Problem requirements -> Copy out each line of the listing that has the word "chart" in it.

Data items ->

--

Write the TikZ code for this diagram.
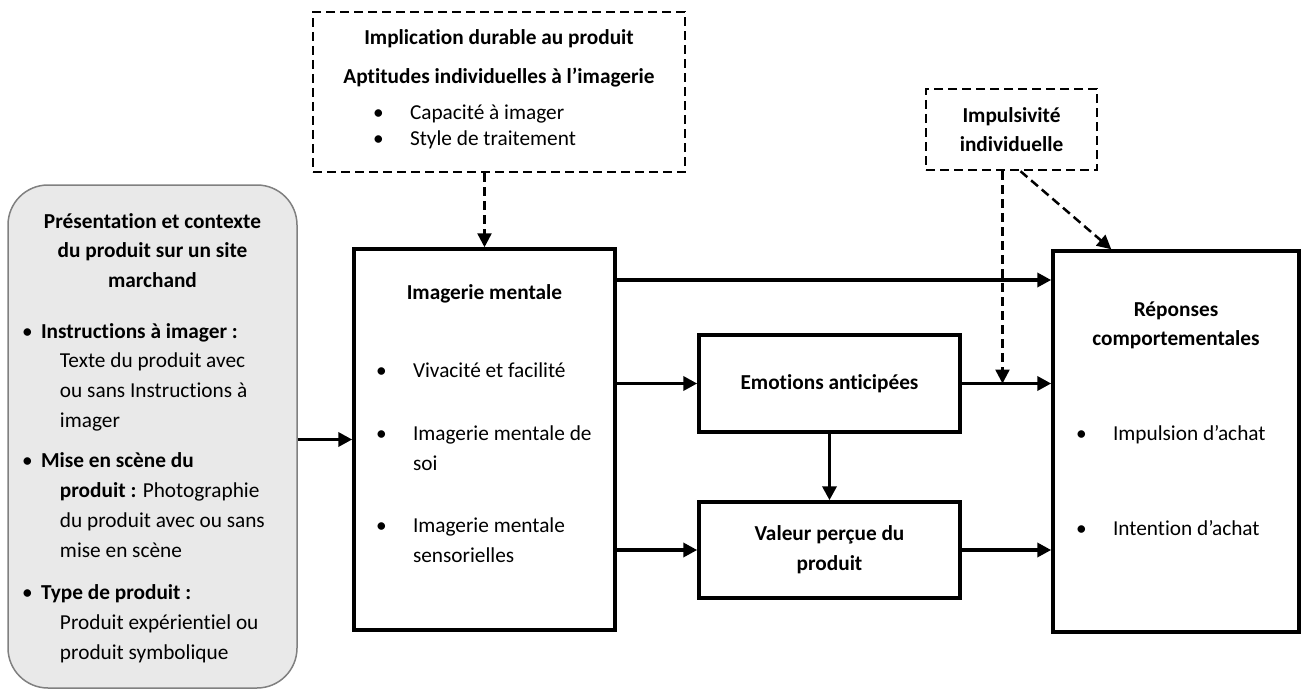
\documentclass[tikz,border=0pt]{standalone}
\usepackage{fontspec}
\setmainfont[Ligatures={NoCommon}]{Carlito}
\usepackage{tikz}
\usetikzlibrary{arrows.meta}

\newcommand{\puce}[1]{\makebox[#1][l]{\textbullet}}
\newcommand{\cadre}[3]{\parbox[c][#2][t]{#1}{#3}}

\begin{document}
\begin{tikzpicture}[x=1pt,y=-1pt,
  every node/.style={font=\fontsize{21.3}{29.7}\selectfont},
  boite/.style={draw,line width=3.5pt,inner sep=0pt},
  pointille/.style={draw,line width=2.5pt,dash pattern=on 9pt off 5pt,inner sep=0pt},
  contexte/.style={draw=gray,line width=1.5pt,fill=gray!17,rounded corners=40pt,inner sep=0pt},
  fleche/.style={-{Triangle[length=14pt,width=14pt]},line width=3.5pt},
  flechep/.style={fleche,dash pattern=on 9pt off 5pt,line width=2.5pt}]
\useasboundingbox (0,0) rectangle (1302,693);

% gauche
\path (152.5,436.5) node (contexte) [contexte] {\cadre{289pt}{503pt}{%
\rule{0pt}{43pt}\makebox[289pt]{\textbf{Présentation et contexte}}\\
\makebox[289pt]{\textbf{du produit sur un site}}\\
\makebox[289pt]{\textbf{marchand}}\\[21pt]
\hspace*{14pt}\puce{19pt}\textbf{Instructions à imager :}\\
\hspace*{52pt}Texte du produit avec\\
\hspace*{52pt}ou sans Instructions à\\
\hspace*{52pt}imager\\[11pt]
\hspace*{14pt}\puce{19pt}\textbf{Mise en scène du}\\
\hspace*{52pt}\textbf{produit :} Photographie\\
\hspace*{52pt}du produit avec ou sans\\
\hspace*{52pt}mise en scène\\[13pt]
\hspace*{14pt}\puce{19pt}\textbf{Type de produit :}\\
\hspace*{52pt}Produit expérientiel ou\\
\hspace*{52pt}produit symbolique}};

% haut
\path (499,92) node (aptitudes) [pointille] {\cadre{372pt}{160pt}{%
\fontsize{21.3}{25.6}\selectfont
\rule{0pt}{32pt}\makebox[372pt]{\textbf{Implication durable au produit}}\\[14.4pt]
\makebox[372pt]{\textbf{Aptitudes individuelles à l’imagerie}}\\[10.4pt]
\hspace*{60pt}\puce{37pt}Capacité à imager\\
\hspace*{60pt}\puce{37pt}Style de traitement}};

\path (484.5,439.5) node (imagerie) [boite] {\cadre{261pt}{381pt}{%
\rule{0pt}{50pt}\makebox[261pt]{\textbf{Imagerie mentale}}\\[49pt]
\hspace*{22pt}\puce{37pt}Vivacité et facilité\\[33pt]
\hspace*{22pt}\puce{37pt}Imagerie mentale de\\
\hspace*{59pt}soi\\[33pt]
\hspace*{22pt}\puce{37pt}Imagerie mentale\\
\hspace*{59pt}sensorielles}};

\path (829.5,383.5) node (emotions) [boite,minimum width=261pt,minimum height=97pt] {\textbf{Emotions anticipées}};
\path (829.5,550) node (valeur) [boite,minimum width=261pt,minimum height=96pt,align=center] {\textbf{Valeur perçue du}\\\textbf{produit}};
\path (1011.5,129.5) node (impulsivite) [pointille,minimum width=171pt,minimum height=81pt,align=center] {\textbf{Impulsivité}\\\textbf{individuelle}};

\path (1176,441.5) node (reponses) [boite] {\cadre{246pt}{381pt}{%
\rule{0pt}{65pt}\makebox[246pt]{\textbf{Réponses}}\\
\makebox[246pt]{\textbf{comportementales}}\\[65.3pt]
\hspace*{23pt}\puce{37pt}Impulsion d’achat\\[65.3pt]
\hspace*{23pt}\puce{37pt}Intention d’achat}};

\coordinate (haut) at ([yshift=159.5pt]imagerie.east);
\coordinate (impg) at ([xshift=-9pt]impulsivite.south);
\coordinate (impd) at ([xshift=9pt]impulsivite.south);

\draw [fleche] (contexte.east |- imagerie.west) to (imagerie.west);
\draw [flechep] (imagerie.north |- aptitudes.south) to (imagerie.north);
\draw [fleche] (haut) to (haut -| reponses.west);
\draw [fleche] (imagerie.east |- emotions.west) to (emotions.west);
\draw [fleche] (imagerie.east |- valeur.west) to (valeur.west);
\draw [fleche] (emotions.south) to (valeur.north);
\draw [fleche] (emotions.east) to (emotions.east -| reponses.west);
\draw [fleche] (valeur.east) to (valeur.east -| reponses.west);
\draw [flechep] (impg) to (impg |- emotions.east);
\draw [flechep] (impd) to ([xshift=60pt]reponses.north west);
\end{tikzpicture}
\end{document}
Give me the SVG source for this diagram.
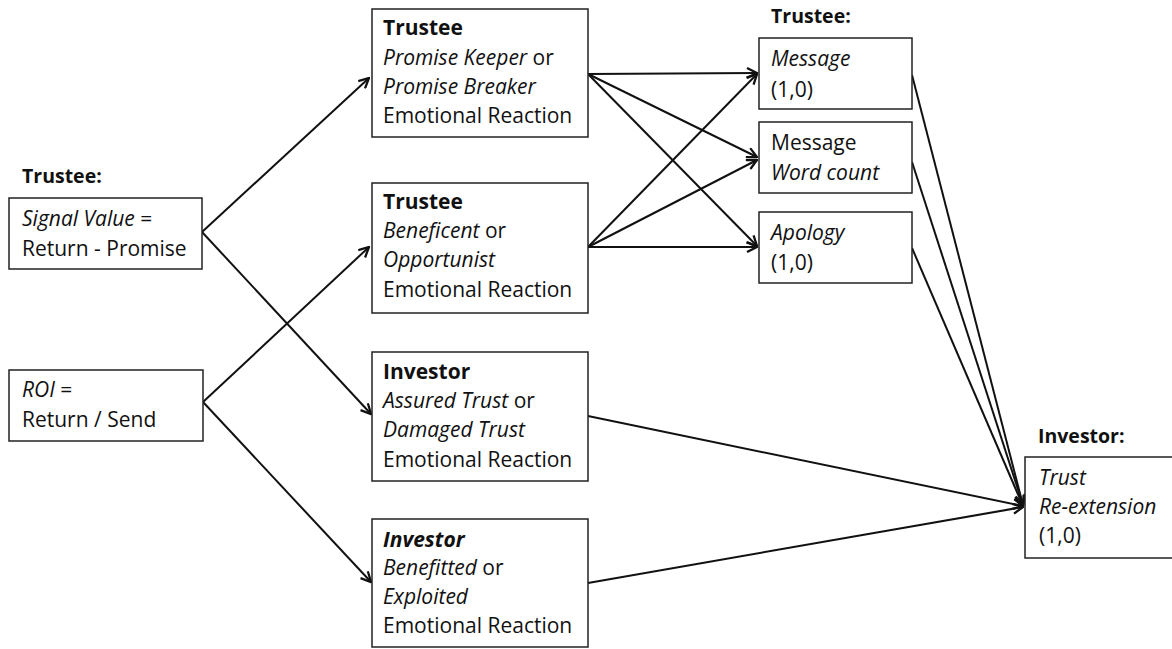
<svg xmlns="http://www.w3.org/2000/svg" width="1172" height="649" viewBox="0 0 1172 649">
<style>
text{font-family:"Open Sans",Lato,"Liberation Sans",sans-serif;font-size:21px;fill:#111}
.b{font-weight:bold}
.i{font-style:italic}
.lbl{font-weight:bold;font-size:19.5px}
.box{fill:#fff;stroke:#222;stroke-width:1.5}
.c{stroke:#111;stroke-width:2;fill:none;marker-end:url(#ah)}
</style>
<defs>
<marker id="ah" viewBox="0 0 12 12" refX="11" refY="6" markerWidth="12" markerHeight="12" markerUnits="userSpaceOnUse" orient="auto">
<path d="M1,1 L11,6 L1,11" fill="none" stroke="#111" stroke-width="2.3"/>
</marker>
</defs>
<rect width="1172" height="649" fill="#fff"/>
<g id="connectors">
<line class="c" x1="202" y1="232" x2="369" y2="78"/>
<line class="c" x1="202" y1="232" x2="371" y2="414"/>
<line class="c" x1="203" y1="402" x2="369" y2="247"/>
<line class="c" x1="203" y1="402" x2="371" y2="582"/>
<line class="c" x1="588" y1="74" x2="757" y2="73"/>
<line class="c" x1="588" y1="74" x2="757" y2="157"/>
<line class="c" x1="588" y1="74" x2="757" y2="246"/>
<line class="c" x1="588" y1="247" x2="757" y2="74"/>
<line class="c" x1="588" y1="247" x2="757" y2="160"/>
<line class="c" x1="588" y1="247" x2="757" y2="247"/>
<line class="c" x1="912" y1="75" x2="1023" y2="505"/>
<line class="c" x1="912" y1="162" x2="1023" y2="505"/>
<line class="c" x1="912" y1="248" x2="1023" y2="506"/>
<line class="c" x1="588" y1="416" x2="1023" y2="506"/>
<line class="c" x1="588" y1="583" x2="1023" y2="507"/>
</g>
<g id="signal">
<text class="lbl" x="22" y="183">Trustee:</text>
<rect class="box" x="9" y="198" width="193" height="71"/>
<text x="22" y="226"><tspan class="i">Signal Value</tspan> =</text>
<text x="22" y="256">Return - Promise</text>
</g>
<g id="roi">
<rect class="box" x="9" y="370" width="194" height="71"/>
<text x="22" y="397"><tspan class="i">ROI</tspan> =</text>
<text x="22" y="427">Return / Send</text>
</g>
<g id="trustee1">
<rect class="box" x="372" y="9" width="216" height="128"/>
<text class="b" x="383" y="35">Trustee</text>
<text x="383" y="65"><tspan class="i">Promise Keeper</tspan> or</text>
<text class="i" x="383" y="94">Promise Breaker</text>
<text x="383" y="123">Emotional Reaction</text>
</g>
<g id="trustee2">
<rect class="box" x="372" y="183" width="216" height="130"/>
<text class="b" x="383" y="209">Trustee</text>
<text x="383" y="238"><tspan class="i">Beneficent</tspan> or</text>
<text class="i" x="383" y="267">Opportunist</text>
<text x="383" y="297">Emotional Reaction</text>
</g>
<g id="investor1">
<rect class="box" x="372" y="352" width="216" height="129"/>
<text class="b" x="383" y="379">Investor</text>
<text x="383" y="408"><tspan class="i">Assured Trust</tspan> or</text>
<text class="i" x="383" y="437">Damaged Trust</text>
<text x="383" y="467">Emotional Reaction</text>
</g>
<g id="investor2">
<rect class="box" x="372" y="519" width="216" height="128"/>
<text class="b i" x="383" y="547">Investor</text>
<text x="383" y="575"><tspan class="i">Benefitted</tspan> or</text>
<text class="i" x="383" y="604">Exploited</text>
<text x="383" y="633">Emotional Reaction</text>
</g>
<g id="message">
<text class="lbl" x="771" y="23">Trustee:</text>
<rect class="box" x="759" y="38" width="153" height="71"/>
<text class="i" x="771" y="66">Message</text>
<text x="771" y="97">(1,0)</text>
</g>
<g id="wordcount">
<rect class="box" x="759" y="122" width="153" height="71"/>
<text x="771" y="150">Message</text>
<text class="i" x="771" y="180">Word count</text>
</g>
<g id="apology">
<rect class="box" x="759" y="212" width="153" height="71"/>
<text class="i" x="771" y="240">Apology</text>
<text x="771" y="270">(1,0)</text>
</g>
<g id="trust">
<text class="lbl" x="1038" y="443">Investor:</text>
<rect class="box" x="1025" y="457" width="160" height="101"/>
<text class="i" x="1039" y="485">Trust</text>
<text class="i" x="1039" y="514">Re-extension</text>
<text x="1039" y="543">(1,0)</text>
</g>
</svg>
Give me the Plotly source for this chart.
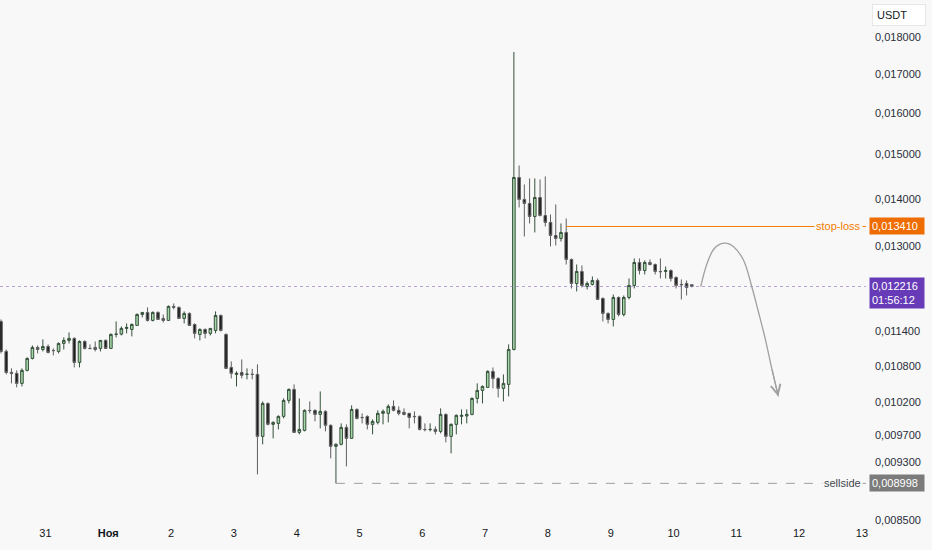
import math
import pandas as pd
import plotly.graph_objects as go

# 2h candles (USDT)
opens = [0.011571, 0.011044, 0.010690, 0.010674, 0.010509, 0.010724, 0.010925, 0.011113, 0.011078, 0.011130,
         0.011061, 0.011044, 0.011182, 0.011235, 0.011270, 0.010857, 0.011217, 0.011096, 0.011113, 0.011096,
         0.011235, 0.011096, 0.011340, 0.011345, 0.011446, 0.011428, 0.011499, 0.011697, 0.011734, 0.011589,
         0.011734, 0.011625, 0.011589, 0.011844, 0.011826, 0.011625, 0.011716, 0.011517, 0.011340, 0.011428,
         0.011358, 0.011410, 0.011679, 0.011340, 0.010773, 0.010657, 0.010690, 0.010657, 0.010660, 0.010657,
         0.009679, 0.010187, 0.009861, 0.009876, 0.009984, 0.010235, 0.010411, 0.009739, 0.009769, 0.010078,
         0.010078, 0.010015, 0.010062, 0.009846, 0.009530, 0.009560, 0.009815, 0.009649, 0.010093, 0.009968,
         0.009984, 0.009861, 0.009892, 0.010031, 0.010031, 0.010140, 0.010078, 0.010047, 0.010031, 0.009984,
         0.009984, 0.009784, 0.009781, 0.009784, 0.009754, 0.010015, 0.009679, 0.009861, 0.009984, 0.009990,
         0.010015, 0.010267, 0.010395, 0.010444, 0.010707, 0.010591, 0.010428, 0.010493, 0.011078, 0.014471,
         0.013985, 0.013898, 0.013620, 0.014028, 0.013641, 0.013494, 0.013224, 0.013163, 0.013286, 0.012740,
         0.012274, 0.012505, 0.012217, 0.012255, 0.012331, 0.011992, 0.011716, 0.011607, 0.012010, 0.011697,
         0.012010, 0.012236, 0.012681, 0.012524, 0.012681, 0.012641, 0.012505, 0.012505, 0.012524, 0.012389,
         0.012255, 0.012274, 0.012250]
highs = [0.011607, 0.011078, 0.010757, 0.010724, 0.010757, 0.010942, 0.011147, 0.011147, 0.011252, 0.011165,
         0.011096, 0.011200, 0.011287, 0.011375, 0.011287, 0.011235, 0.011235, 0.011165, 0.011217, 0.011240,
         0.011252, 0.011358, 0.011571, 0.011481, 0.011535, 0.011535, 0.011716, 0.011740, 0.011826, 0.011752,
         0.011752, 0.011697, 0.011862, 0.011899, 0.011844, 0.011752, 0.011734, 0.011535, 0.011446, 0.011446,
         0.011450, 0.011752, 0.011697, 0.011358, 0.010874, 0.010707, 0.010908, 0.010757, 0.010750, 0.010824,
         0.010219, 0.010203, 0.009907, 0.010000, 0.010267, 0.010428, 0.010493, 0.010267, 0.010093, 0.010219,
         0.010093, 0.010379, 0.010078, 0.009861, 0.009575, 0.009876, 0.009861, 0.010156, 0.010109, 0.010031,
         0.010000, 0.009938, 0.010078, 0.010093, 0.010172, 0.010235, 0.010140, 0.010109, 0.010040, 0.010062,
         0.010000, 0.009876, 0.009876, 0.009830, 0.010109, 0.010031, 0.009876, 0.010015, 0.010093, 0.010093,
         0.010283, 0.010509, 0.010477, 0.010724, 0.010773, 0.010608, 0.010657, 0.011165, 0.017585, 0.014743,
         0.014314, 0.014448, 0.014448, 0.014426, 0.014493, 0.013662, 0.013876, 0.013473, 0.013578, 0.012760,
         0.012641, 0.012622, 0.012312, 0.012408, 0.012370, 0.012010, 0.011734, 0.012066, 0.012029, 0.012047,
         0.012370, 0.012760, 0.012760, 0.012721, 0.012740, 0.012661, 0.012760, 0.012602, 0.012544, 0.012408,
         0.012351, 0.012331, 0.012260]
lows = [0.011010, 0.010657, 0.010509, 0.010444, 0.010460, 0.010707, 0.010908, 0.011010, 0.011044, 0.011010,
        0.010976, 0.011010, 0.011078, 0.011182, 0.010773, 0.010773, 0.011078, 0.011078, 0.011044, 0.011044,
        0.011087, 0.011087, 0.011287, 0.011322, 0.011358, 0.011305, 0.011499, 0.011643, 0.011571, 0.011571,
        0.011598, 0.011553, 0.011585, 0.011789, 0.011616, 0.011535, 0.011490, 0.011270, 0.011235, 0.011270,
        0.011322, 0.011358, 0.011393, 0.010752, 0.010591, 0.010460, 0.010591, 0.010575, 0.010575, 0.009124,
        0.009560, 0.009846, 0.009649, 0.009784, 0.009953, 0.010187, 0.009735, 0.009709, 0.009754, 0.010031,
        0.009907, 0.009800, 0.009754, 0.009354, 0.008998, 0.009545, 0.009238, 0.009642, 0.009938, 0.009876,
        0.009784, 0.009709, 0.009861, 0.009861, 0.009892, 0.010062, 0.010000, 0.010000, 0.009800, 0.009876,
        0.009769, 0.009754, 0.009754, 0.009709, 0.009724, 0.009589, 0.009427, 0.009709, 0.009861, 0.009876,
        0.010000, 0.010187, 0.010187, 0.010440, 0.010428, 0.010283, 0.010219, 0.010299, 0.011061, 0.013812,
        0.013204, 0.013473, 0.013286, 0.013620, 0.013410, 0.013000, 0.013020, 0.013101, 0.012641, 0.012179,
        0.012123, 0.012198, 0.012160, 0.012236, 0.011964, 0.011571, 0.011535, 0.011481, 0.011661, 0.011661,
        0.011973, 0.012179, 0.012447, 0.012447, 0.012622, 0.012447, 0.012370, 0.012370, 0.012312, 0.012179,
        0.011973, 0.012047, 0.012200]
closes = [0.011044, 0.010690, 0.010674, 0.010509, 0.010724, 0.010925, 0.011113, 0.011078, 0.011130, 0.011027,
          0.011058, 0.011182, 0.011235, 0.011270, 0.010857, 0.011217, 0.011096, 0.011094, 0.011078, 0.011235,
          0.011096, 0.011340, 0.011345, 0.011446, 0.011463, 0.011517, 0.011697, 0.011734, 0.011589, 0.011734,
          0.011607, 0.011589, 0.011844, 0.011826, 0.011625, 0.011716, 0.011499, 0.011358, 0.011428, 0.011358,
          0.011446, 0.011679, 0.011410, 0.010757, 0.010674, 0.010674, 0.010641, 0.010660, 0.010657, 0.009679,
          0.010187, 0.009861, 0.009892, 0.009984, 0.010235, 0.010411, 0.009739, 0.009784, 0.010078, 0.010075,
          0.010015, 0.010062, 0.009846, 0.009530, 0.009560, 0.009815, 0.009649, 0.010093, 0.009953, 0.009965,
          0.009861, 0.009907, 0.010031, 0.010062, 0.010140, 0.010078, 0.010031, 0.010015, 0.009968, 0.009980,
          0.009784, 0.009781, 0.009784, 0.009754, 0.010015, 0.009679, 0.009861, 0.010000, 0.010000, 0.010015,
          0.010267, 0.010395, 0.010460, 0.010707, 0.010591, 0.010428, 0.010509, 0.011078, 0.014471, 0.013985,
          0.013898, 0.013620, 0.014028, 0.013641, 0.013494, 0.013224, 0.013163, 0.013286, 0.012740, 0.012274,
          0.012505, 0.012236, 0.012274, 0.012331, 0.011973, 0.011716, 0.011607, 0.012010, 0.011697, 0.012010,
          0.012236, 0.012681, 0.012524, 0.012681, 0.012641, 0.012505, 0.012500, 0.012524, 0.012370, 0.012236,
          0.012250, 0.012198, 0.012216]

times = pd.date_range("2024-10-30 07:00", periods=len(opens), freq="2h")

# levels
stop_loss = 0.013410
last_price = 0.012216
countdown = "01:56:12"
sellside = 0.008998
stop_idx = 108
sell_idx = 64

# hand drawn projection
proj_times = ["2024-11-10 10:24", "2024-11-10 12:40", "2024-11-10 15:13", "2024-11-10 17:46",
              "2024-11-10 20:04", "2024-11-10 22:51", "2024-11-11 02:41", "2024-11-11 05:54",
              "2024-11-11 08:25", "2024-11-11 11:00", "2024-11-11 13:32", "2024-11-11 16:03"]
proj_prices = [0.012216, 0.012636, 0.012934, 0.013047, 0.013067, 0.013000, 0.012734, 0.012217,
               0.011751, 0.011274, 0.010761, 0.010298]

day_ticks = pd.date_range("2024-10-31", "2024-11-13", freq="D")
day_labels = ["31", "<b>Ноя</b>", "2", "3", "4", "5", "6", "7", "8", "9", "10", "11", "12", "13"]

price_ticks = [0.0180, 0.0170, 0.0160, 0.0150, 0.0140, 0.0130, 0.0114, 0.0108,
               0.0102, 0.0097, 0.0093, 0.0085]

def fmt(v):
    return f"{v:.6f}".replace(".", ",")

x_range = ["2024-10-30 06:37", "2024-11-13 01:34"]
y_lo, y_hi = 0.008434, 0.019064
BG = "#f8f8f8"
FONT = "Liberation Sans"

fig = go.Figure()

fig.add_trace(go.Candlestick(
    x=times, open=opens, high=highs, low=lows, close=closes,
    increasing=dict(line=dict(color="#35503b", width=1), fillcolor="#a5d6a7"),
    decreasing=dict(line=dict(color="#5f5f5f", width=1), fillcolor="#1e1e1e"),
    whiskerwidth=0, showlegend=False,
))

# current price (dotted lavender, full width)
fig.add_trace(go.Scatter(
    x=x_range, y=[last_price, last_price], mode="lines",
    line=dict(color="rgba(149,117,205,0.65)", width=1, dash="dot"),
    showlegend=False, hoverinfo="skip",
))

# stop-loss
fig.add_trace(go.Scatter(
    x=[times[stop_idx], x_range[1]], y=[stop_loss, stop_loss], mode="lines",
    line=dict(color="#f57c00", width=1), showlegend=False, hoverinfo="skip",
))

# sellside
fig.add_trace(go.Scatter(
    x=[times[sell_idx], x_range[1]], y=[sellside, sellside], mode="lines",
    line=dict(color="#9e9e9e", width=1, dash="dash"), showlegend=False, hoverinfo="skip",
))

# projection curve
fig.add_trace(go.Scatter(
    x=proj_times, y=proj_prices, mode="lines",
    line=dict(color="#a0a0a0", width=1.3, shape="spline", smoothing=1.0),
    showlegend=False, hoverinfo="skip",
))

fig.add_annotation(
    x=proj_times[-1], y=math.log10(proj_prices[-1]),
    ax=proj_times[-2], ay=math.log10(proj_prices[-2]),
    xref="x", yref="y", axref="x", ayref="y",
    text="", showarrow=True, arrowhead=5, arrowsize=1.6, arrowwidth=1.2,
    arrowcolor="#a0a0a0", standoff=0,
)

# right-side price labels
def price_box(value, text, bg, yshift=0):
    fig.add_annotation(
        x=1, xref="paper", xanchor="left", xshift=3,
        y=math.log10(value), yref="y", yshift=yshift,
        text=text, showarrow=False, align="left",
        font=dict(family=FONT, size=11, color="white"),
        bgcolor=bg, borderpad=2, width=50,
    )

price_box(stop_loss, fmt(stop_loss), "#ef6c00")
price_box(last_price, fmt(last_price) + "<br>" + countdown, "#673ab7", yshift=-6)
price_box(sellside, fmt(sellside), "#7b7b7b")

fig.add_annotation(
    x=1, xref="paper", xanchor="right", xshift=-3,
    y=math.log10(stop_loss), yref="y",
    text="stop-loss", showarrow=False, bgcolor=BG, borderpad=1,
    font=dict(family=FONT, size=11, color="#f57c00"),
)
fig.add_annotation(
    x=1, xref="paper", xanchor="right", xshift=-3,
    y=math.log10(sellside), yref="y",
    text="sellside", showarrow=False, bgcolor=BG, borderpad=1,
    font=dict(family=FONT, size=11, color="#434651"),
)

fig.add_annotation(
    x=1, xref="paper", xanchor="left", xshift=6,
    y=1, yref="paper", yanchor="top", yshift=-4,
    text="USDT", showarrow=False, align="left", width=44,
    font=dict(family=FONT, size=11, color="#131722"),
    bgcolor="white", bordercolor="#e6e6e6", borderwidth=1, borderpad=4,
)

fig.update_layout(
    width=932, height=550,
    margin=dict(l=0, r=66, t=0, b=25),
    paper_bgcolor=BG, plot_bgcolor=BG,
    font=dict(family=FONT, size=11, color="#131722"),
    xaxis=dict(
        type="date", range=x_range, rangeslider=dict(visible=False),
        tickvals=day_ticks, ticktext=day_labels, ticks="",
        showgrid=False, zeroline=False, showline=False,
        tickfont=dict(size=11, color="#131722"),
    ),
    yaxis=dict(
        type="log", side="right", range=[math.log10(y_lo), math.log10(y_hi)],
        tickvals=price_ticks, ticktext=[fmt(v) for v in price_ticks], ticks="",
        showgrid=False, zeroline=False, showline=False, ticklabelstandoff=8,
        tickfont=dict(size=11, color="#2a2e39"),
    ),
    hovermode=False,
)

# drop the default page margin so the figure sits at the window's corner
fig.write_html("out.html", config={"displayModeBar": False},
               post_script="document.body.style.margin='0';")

--

Correct response ->
Give me the Plotly source for this chart.

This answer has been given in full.